Le cri
C'est un jour sans. Il fait beau dehors. J'aurais tellement de choses à dire. Il ne faut pas se plaindre. Il ne faut pas. Pourtant. Je me sens abandonnée. Je sais que ça n'a aucune sorte d'importance dans la course du monde, et pourtant, depuis mes yeux, c'est le monde qui est autour de moi. Comment ne pas devenir folle? Les contradictions s'empilent. On nous a appris qu'il était impossible d'être partout et nulle part à la fois. Que tout est le contraire de rien. On nous a appris beaucoup de choses, que l'on a crues ou pas. Pourtant.
Pourquoi, comment m'en vouloir encore? Si j'étais certaine qu'elles comprennent, qu'ils comprennent tous, je dirais ma vérité. J'essayerais. Est-ce de l'égocentrisme, est-ce pour éviter de sombrer la folie qui frappe à ma porte? Nous ne comprendrons jamais rien à l'Homme. Ces temps je suis perdue. Je suis tout et rien à la fois, n'en déplaisent à ceux qui nous ont appris les règles de l'impossible, trop remplie et pourtant si vide.
Je sais que je ne suis pas quelqu'un de facile. Je me laisse déborder. Je sais que ce n'est pas votre problème. Ce jour-là était un jour sans aussi. Un jour si noir que la tristesse, lasse de se faire son propre écho, lasse de rebondir sur vos sourires de façade sans jamais en troubler la surface, la tristesse est devenue colère. Vous n'avez pas voulu comprendre, vous n'aviez pas voulu comprendre. Qui sait? Peut-être m'étais-je mal exprimée. Ou pas exprimée du tout. Pour ma défense, on nous apprend cet art dès le plus jeune âge, et je suis bonne élève. J'ai appris la leçon; la tristesse est encombrante. Mais il ne s'agit pas de se défendre, ni d'accuser. Ceci n'est pas un procès, ni le mien ni le votre. Quoiqu'à y bien réfléchir, le mien a déjà eu lieu, et j'aimerais dire que je me sens condamnée par vos regards, votre distance. Votre silence. Je ne sais plus quoi faire de toute ça. Parfois, j'aimerais ne plus rien avoir à en faire.
Probablement, vous n'avez pas pensé à tous les échos de votre sentence. Pourtant. Pourtant ils résonnent. Que faire quand un faux-pas peut valoir le désamour de la personne qui vous a mise au monde, le désamour de celles qui ont grandi à vos côtés? Comment ne pas rester figé, de peur de se tromper de nouveau? Comment faire confiance quand l'abandon est là, si proche? Je tremble sur mes fondations que je découvre si fragiles.

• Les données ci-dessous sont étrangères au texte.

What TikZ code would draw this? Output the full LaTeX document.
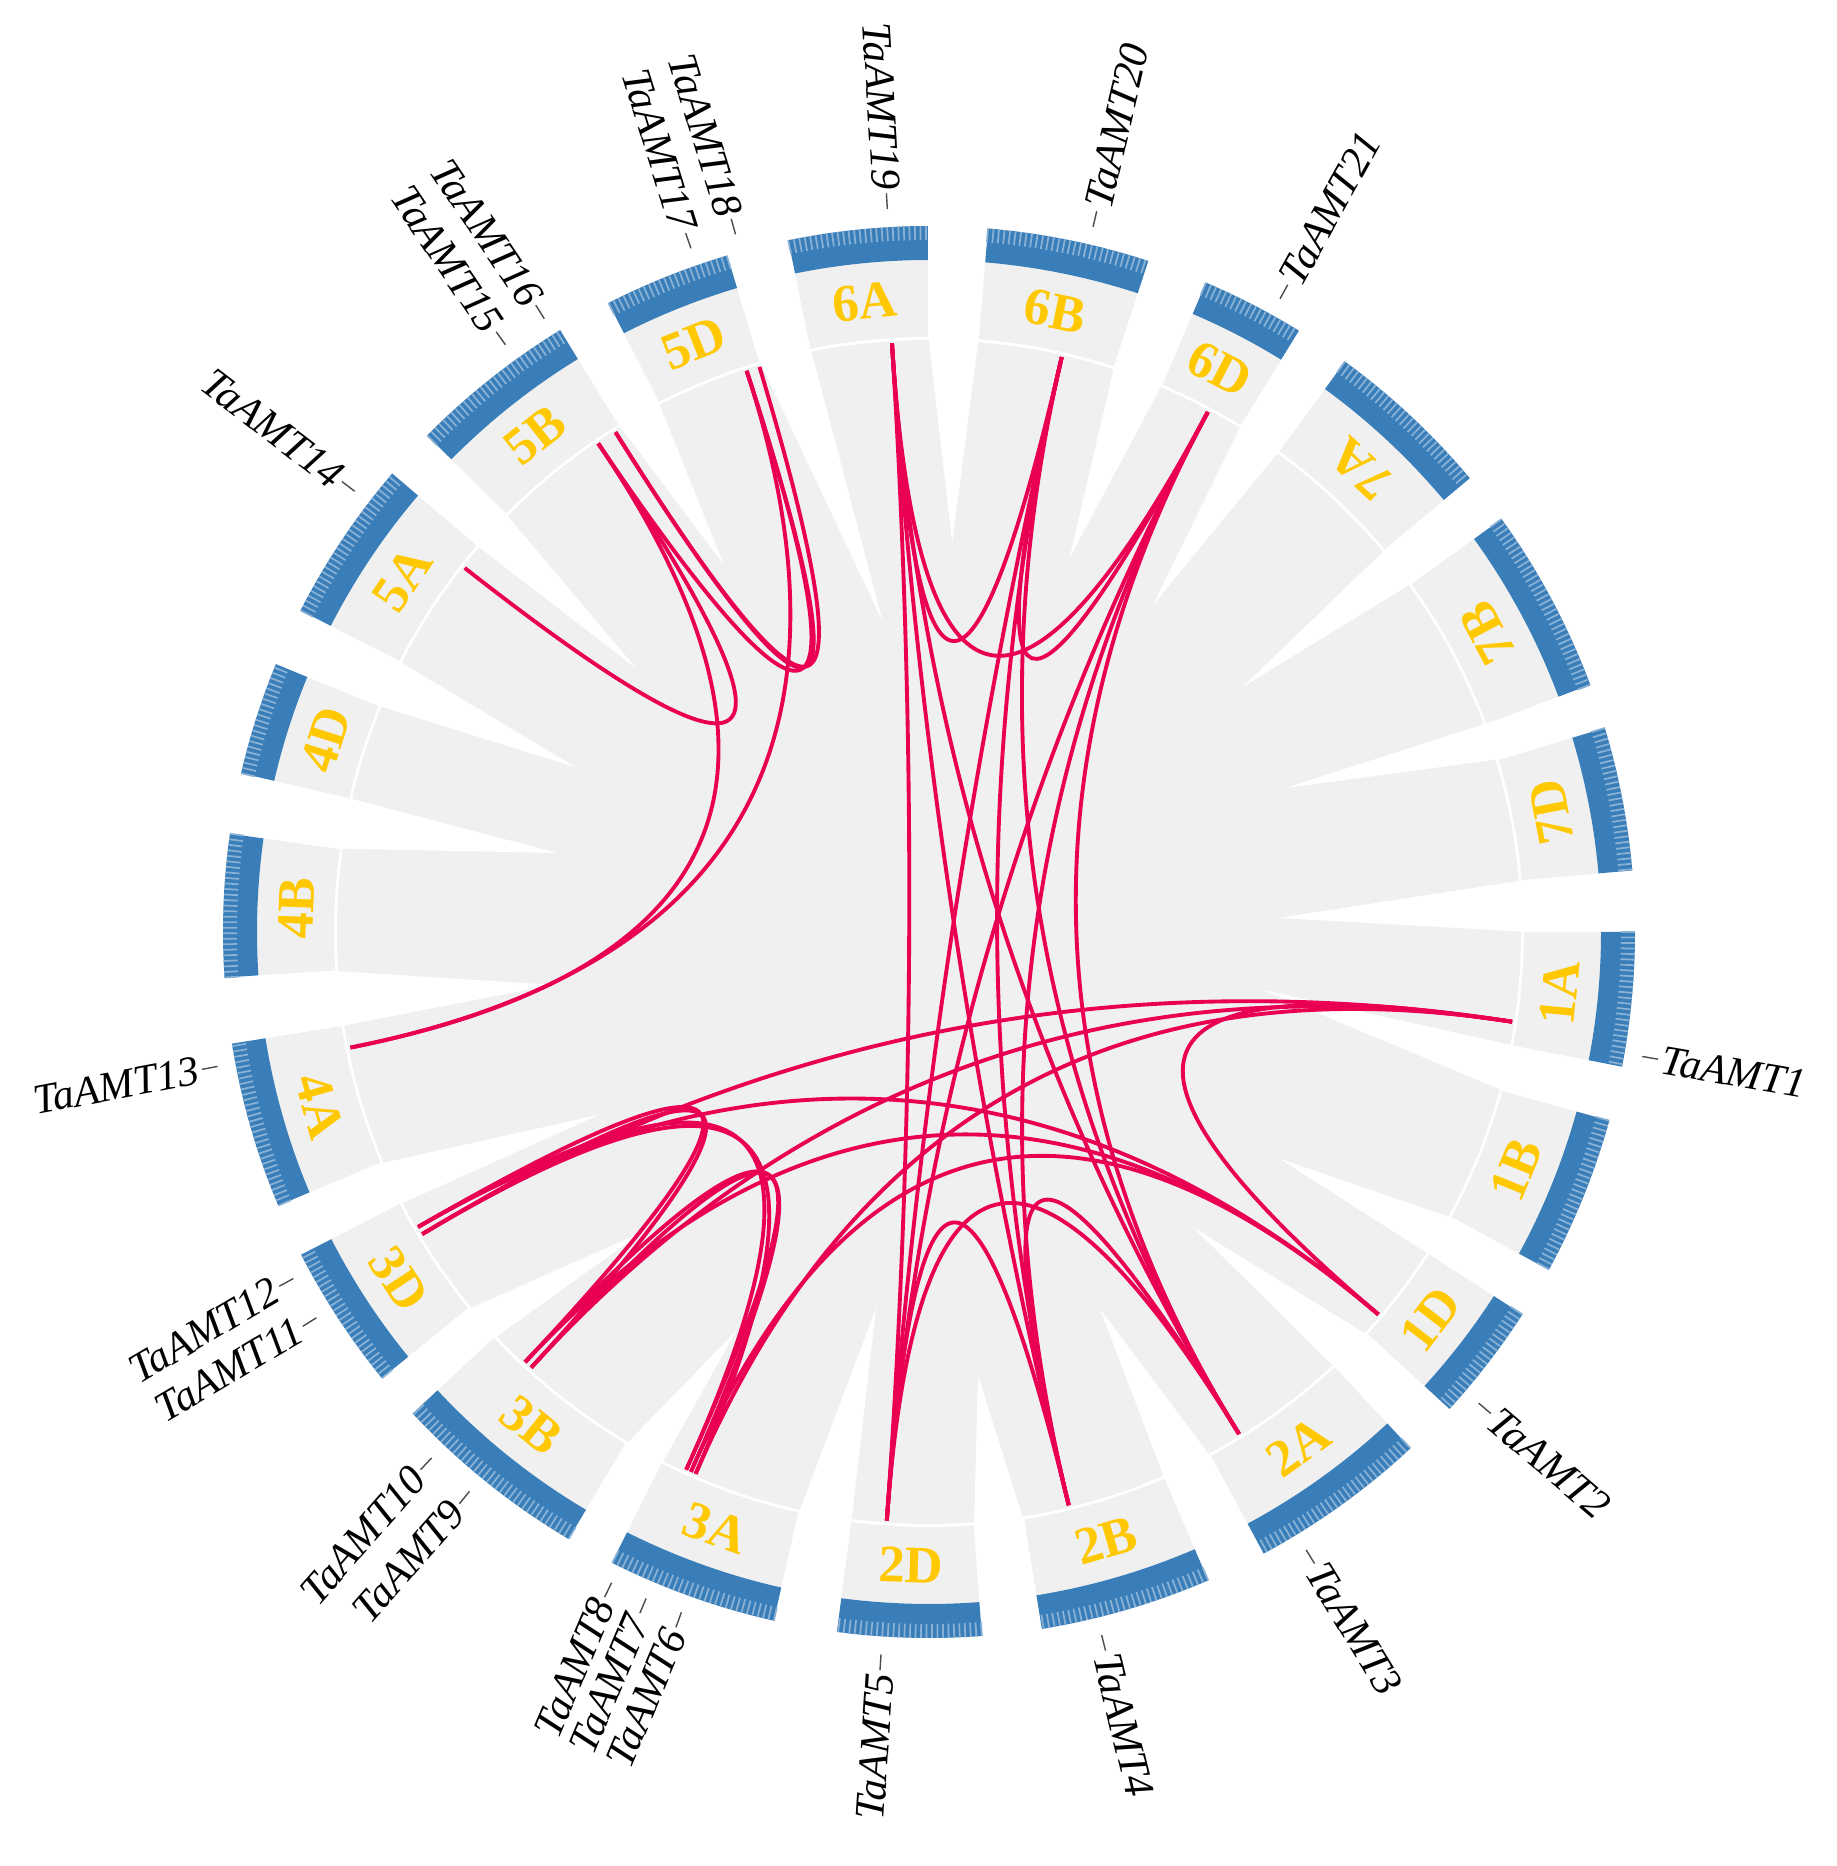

J'avais essayé de vous le dire. Je crois. Cela fait si longtemps, je ne suis plus sûre de rien. Je me rappelle de sensations, de sentiments qui débordent. De vagues, de larmes. De la boule logée dans mon estomac. Je me rappelle des médicaments, dont personne n'a rien voulu savoir. Je me rappelle que je suis restée paralysée la semaine précédent ce jour sans. C'est à cause de ma tête. J'avais peur. Peur de ne pas être comprise, de ne pas être entendue. Et comme souvent quand la peur prend le dessus, j'ai couru à ma perte. Mais ce que je voudrais que vous compreniez, ce qu'il faut que vous compreniez, c'est que peut-être pour une fois, j'avais raison d'avoir peur. Cette peur qui me paralysait n'était pas une invention, je ne l'ai pas sortie de nulle part; je vous connaissais. Vous avez réagi exactement comme je redoutais que vous réagiriez. Tout ceci est d'une tristesse. J'ai explosé ce jour-là, parce que j'avais trop peur de faire sortir les larmes avant. J'avais trop peur que vous y voyiez une accusation quelconque. Il est malvenu de se sentir mal; on pourrait blesser quelqu'un. Aujourd'hui je reconnais ma faute, mais je sais aussi d'où elle vient. Et elle ne mérite pas ça. Je ne sais plus qui je suis. Qui j'ai le droit d'être. Qui, au fond, sera capable de m'aimer et que dois-je abandonner de moi pour que ce soit le cas? Voilà la question qui depuis trois ans résonne dans ma tête, depuis cette soirée où j'ai essayé bien maladroitement de faire entendre ma voix. Depuis, il m'est impossible de crier, même dans mes rêves.